The guidelines suggest two screening approaches to analyze synthetic DNA sequences. The first approach involves comparing a synthetic gene sequence to a curated reference database of known pathogenic sequences and other genomic data.
This approach "requires the creation of databases identifying specific features such as known pathogenic sequences, virulence factors, house-keeping genes, etc.," HHS noted. "While the acquisition of such knowledge is progressing, at this time customized database approaches are unable to provide a robust solution that can be implemented by DNA synthesis providers."
[ pagebreak ]
The second approach, which the guidelines suggest is a better option, uses a method called “Best Match” to flag synthetic sequences that are closely related to harmful sequences by identifying nucleic acids that are unique to those sequences.
In this approach, a query sequence is considered to be unique to a pathogenic organism if the sequence "is more closely related to a select agent or toxin sequence than to a non-select agent or toxin sequence," the guidelines state.
To determine the best match, the guidelines suggest that the sequences be broken into a “six-frame translation” of 200-bp nucleotide segments and the resulting fragments aligned to sequences in the GenBank protein sequence database using a sequence alignment tool such as Blast that utilizes both a global and local sequence alignment technique.
As part of implementing these approaches, Peccoud said that his team has developed keyword lists corresponding to different pathogens that help track down matches in the National Select Agent Registry.
“Blast returns GenBank accession numbers that need to be interpreted. Using these keywords, the GenBank records are retrieved,” he said. “We search the record for the presence of keywords representing the species of select agents. We also have anti-keywords to account for exceptions.”
In addition to evaluating the performance of the screening options outlined in the guidelines, Peccoud says that the team plans to find out whether there are alternate interpretations of the guidelines that might produce better results. They are also assessing the computational cost of screening DNA sequences.
“[We want to know] how many CPU hours it’s going to take to screen orders and [if] it is compatible with the operational constraints of the gene synthesis company,” he said. “That’s probably the biggest issue that may have been overlooked.”
For now the test suite of sequences is located in an independent database but Peccoud says that he is considering including these sequences in VBI's GenoCAD database to “evaluate our ability to detect them in a larger collection of DNA sequences.”
The GenoCAD genomic design software software, developed by Peccoud’s lab, is a tool to design synthetic DNA molecules from genomic libraries.
He said that when GenoTHREAT is complete, he plans to use it to monitor sequences that users upload to the GenoCAD database and to identify users requesting accounts in GenoCAD because of “the remote possibility that GenoCAD may be used to design biological weapons.”

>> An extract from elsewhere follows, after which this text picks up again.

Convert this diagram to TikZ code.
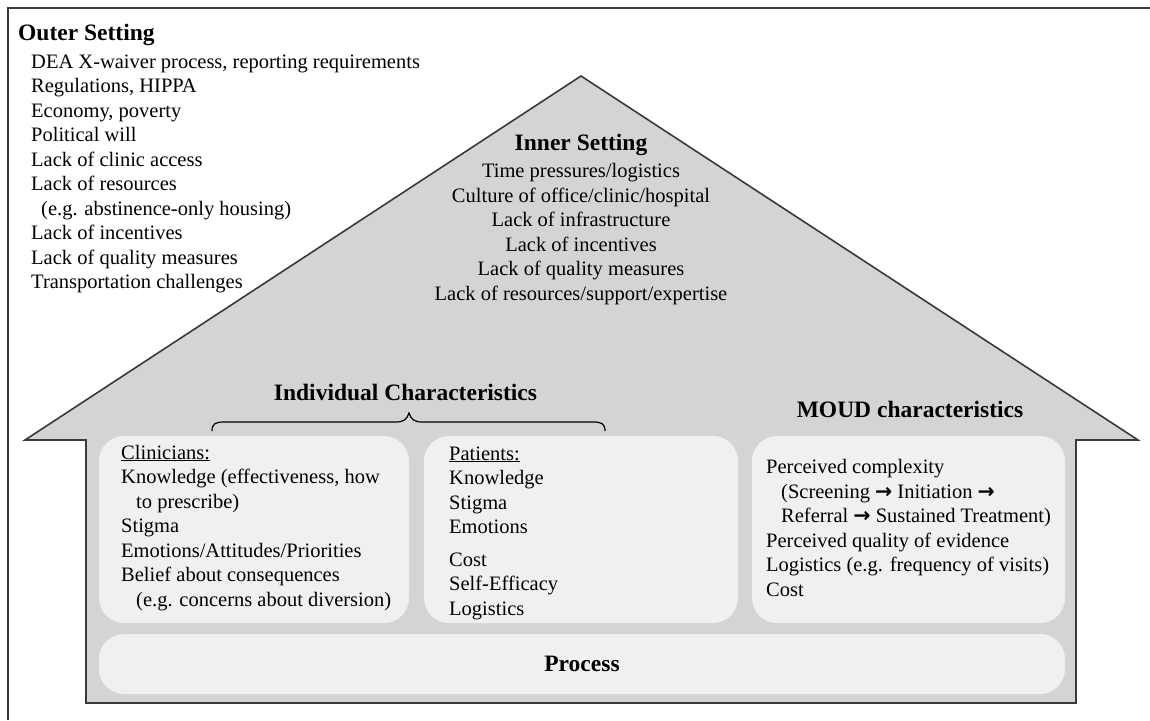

The biosecurity aspects of the project have also raised questions around making GenoTHREAT available as open source software.
“Our first reaction was to try to make [GenoTHREAT] open source but if we make it too easy for people to figure out how DNA sequences are being screened, [then] there are some concerns about [whether] it [will] enable them to circumvent the bioscreening effort,” he said.
“We will seek the advice of law enforcement agencies before making any licensing decision for GenoTHREAT,” he added.
Although the project began with no financial backing, Peccoud said that the students’ work is now funded by both Mitre and Science Applications International Corporation, but he declined to disclose how much the project received from the groups.